I'm confused to understand nodes in blockchain. Here are my questions:

  1. Not sure but I heard that a node is software. So, is all the chain data stored on the client side? The client might not be able to store so much data, or am I wrong?
  2. How do they synchronize? what if a node is offline when a transaction happens?

I already have searched Stackoverflow for similar questions but there weren't accepted good answers

Thanks


Solution

  • In this context, nodes are members of a peer-to-peer (P2P) network. All of them are hierarchically equal - unlike the client-server model for example, where the client only initiates requests and the server only responds to them.

    For example with Ethereum, all computers (nodes) that are connected to the network are able to

    • broadcast transactions to other nodes
    • validate blocks incoming from other nodes
    • propose new blocks (in according with the rules of the Ethereum network, e.g. need to have staked at least 32 ETH)
    • and receive/send other types of messages.

    What you possibly heard in connection with the word "client", is a "node client software". This is for example Go Ethereum or EthereumJS or other software that can connect your computer (node) to the Ethereum network, listen for incoming messages (e.g. new blocks), and broadcast messages (e.g. new transactions that you want to include in a future block).

    Running your own node is not easy. If you're planning to develop a simple app that leverages blockchain, you can just connect to a 3rd party node provider (most of them have limited free plans, and less limited paid plans) and communicate with it over RPC API or using RPC wrapper libraries such as web3js and ethers.js.

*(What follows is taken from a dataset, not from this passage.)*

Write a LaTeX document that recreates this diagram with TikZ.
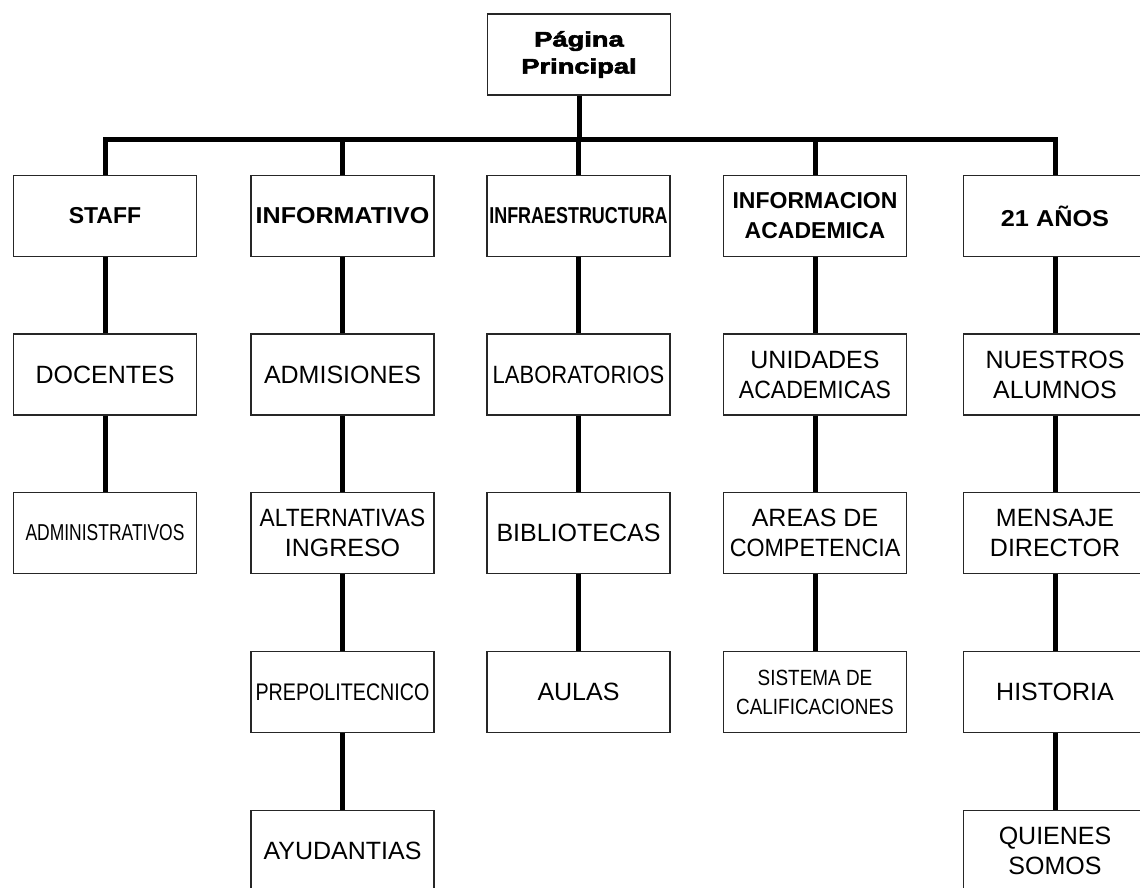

    Not sure but I heard that a node is software.

    Node is a member of a network, but you need a software (node client sw) in order to communicate with other members of the network.

    So, is all the chain data stored on the client side?

    Each node holds the same data.

    To be more specific - all nodes hold the latest state (e.g. current balance of all addresses), and some opt in to also hold the archival state (e.g. balances of all addresses at all blocks prior to the current one).

    The client might not be able to store so much data, or am I wrong?

    The current state currently takes about 1.2 TB (chart). The archival state is currently about 15 TB (chart). It might not be manageable on a regular laptop, but businesses with large enough infrastructure are still able to store this amount of data fairly easily.

    Having said that, there are some initiatives for sharding the current state between multiple nodes (the node could hold less than the full 1.2 TB and could ask others for the remaining data when needed), but they are still mostly in the research and proof-of-concept phase.

    How do they synchronize?

    Each node has a list of "bootstrap nodes" where it initially connects to, and asks for "their neighbors" - other nodes that this bootstrap node knows of. Then it asks these neighbors for the list of their neighbors, ... until it reaches a limit number of known neighbors (configurable in your node client software).

    Once your node receives a message (e.g. that there is a new block), it's supposed to rely this message to its neighbors.

    This communication standard is called DevP2P.

    what if a node is offline when a transaction happens?

    When the node comes back online, it asks its neighbors for the latest state, and updates its own database.